Where the :username and :password would be optional.

This is what I ended up with for supporting the /query HTTP endpoint:

(ns dk.emcken.influxdb-client
  (:require [cheshire.core :as json]
            [clj-http.client :as http-client]
            [clojure.string :as str]))

(defn prep-query-params
  "Convenience middleware to populate username and password from the connection if wanted."
  [{:keys [username password] :as conn} influx & additionals]
  (let [auth-params (when (and username password) {"u" username "p" password})]
    (apply merge (conj additionals influx auth-params))))

(def available-methods
  {::read http-client/get
   ::manage http-client/post})

(defn query
  "The query argument q can be either a string or a list/vector of strings. For
  valid influx-params see
  https://docs.influxdata.com/influxdb/v1.7/tools/api/#query-string-parameters-1"
  ([conn method q]
   (query conn method q {}))
  ([conn method q influx-params]
   (let [request-fn (or (method available-methods)
                        (throw (ex-info "Unknown query method." {:method method})))]
     (request-fn
      (str (:url conn) "/query")
      {:query-params (prep-query-params conn influx-params
                                        {"q" (if (string? q) q (str/join ";" q))})}))))

(defn unwrap
  "Takes a http response from the API endpoint and converts it to a Clojure data
  structure for convenience."
  [response]
  (-> response
      :body
      (json/parse-string)
      (get "results")))

The above would allow for things like:

user >  (require '[dk.emcken.influxdb-client :as client :refer [unwrap query]])
nil

user > (def conn {:url "http://localhost:8086"})
#'user/conn

user > (unwrap (query conn ::client/read "SHOW DATABASES"))
[{"series" [{"values" [["_internal"]], "columns" ["name"], "name" "databases"}], "statement_id" 0}]
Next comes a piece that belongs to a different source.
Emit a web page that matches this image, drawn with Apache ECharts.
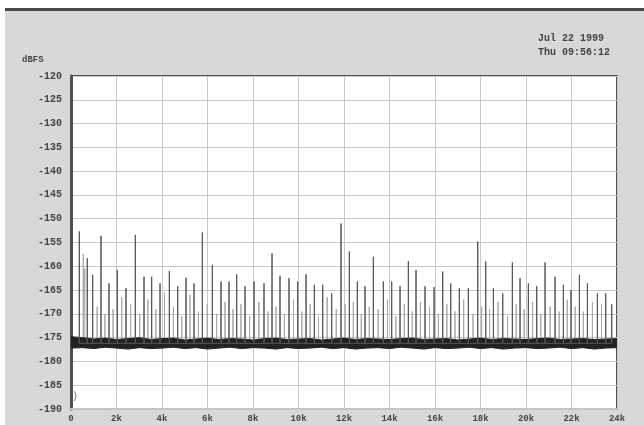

user > (unwrap (query conn ::client/manage ["CREATE DATABASE mydb1" "CREATE DATABASE mydb2"]))
[{"statement_id" 0} {"statement_id" 1}]

I’m pretty happy with my 40-ish lines of Clojure code to do queries, and I might even end up releasing it if my “write” implementation feels solid. The Java client does have one really cool thing going for it, and that is asynchronous writes. I assume this feature would be VERY handy with heavy data loads. But with a difference in lines of code on almost 8k and 84 files, I think it would possible to do something similarly awesome in Clojure.

What can I say… I love working with Clojure.